In 2005, the Ministry of Petroleum and Natural Gas formulated a biodiesel policy in which OMCs would install trans-esterification plants and purchase biodiesel across 20 procurement centres across the country to blend with high speed diesel. But the cost of production of biodiesel turned out to be 20-50% higher than the purchase price and there was no sale of biodiesel.

In addition, there has been a lack of large scale plantation of Jatropha. By 2010, Jatropha was cultivated over an estimated 0.5 million hectares, out of which two third population were new plantations, taking more than three years to mature. Further, the biodiesel thus obtained was enough to only meet 0.01 percent of the total biodiesel required for 5% blending. Thus the production of biodiesel from Jatropha has remained commercially insignificant. According to reports by the Ministry of Petroleum and Natural Gas, no biodiesel has been procured by oil marketing companies for blending with diesel in the last three to four years.

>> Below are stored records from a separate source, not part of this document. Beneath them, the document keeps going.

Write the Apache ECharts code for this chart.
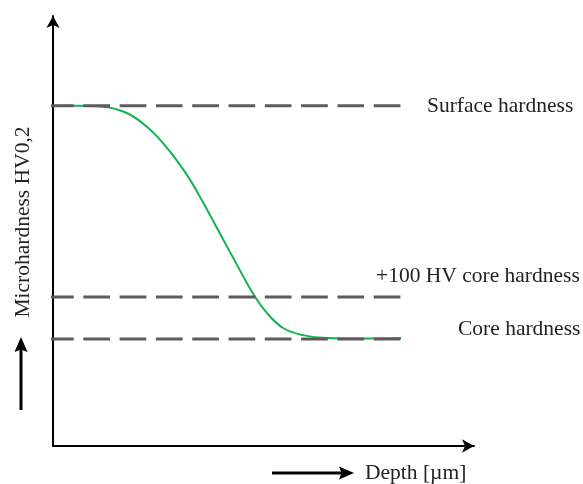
<!DOCTYPE html>
<html>
<head>
<meta charset="utf-8">
<script src="https://cdn.jsdelivr.net/npm/echarts@6/dist/echarts.min.js"></script>
<style>html,body{margin:0;padding:0;background:#fff;}#chart{width:583px;height:484px;}</style>
</head>
<body>
<div id="chart"></div>
<script>
// Depth (arbitrary units) and microhardness (arbitrary HV scale) read from the schematic
const depth    = [0, 59, 117, 173, 220, 267, 314, 351, 384, 422, 468, 501, 539, 585, 642, 719, 815];
const hardness = [810, 810, 808, 793, 760, 710, 645, 581, 519, 448, 364, 317, 281, 264, 257, 256, 257];
const levelNames  = ['Surface hardness', '+100 HV core hardness', 'Core hardness'];
const levelValues = [810, 355, 255];
const levelStart = -14, levelEnd = 815;
const xLabel = 'Depth [µm]';
const yLabel = 'Microhardness HV0,2';

const FONT = '21.5px "Liberation Serif", "Times New Roman", serif';
const chart = echarts.init(document.getElementById('chart'));

const levelSeries = levelValues.map((v, i) => ({
  type: 'line',
  name: levelNames[i],
  data: [[levelStart, v], [levelEnd, v]],
  symbol: 'none',
  clip: false,
  silent: true,
  z: 3,
  lineStyle: { color: '#5c5c5c', width: 3, type: [26.7, 9.6] }
}));

const axisCommon = {
  type: 'value',
  axisLine: { show: true, onZero: false, lineStyle: { color: '#000', width: 2 }, symbol: ['none', 'arrow'], symbolSize: [10, 12] },
  axisTick: { show: false },
  axisLabel: { show: false },
  splitLine: { show: false }
};

chart.setOption({
  animation: false,
  backgroundColor: '#fff',
  grid: { left: 53, top: 16, right: 109, bottom: 38 },
  xAxis: Object.assign({ min: 0, max: 986 }, axisCommon),
  yAxis: Object.assign({ min: 0, max: 1024 }, axisCommon),
  series: [{
    type: 'line',
    data: depth.map((d, i) => [d, hardness[i]]),
    smooth: 0.4,
    symbol: 'none',
    z: 2,
    lineStyle: { color: '#12b24f', width: 2 }
  }].concat(levelSeries),
  graphic: [
    { type: 'text', x: 427, y: 106, style: { text: levelNames[0], font: FONT, fill: '#222', align: 'left', verticalAlign: 'middle' } },
    { type: 'text', x: 376, y: 276, style: { text: levelNames[1], font: FONT, fill: '#222', align: 'left', verticalAlign: 'middle' } },
    { type: 'text', x: 458, y: 329, style: { text: levelNames[2], font: FONT, fill: '#222', align: 'left', verticalAlign: 'middle' } },
    { type: 'text', x: 365, y: 473, style: { text: xLabel, font: FONT, fill: '#222', align: 'left', verticalAlign: 'middle' } },
    { type: 'text', x: 23, y: 222, rotation: Math.PI / 2, style: { text: yLabel, font: FONT, fill: '#222', align: 'center', verticalAlign: 'middle' } },
    { type: 'line', shape: { x1: 21, y1: 410, x2: 21, y2: 348 }, style: { stroke: '#000', lineWidth: 3 } },
    { type: 'polygon', shape: { points: [[21, 337], [14.5, 352], [21, 349.5], [27.5, 352]] }, style: { fill: '#000' } },
    { type: 'line', shape: { x1: 272, y1: 473, x2: 343, y2: 473 }, style: { stroke: '#000', lineWidth: 3 } },
    { type: 'polygon', shape: { points: [[354, 473], [339, 466.5], [341.5, 473], [339, 479.5]] }, style: { fill: '#000' } }
  ]
});
</script>
</body>
</html>
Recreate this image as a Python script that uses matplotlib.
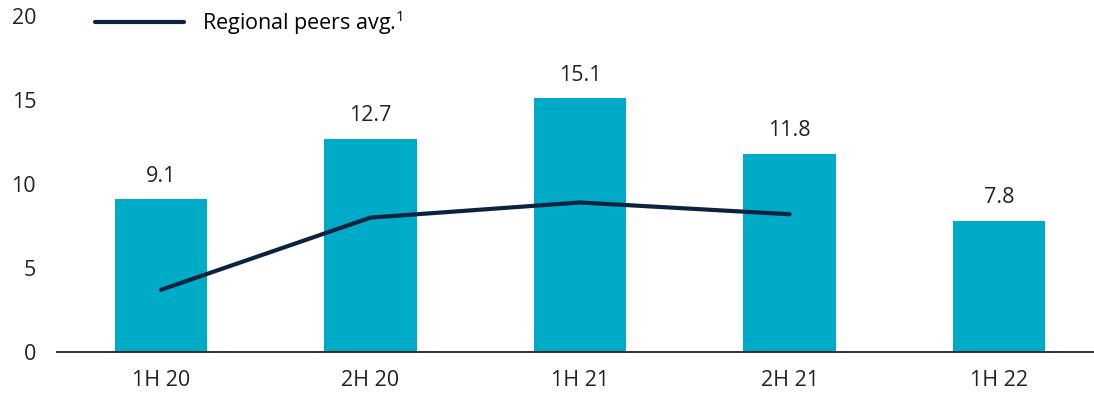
import matplotlib.pyplot as plt

plt.rcParams['font.family'] = ['Open Sans', 'DejaVu Sans']
plt.rcParams['mathtext.fontset'] = 'custom'
plt.rcParams['mathtext.rm'] = 'Open Sans'
plt.rcParams['mathtext.default'] = 'rm'

periods = ['1H 20', '2H 20', '1H 21', '2H 21', '1H 22']
values = [9.1, 12.7, 15.1, 11.8, 7.8]
peers_periods = ['1H 20', '2H 20', '1H 21', '2H 21']
peers_avg = [3.7, 8.0, 8.9, 8.2]

bar_color = '#00abc7'
line_color = '#0b2240'
fs = 15.5

fig = plt.figure(figsize=(10.94, 3.94), dpi=100)
ax = fig.add_axes([57 / 1094, 1 - 352 / 394, 1 - 57 / 1094, 336 / 394])

x = list(range(len(periods)))
bars = ax.bar(x, values, width=0.44, color=bar_color, zorder=2)
for xi, v in zip(x, values):
    ax.annotate(f'{v:.1f}', (xi, v), xytext=(0, 9), textcoords='offset points',
                ha='center', va='bottom', fontsize=fs, color='#222222')

px = [periods.index(p) for p in peers_periods]
ax.plot(px, peers_avg, color=line_color, lw=3, solid_capstyle='round',
        zorder=3, label=r'Regional peers avg.$^{1}$')

ax.set_xlim(-0.496, 4.453)
ax.set_ylim(0, 20)
ax.set_yticks([0, 5, 10, 15, 20])
ax.set_xticks(x)
ax.set_xticklabels(periods)
ax.tick_params(axis='both', length=0, labelsize=fs, colors='#222222')
ax.tick_params(axis='x', pad=13)
ax.tick_params(axis='y', pad=15)

for s in ['top', 'right', 'left']:
    ax.spines[s].set_visible(False)
ax.spines['bottom'].set_linewidth(1.3)
ax.spines['bottom'].set_color('#222222')
ax.spines['bottom'].set_zorder(4)

fig.legend(loc='upper left', bbox_to_anchor=(95 / 1094, 1 - 8 / 394),
           frameon=False, fontsize=fs, handlelength=4.15, handletextpad=0.8,
           borderpad=0, borderaxespad=0)

fig.savefig('out.png', dpi=100)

There have been many reasons for this. According to a study report by the Delhi based National Centre for Agricultural Economics and Policy Research, the strains of Jatropha used have been low yielding ones while the long gestation period of the plant, 3-6 years, have acted a disincentive for farmers, who also have feared that the diversion of land to Jatropha will result in loss of grazing areas and create fodder scarcity. Other reports point out how in Andhra Pradesh and Tamil Nadu, unconvinced about the viability of Jatropha plantations, farmers either diverted a bulk of the subsidy for Jatropha to other crops, or refused to take the free seedlings offered.

Biodiesel Association of India (BDAI) is a non-profit national association representing about 80 companies in the country such as IOCL, HPCL, Reliance Industries Ltd, BPCL, Ruchi, Emami Biotech Ltd and Universal Biodiesels. It comprises farmers/cultivator societies, national feedstock and feedstock processor organizations, biodiesel suppliers, fuel marketers and distributors, and technology providers.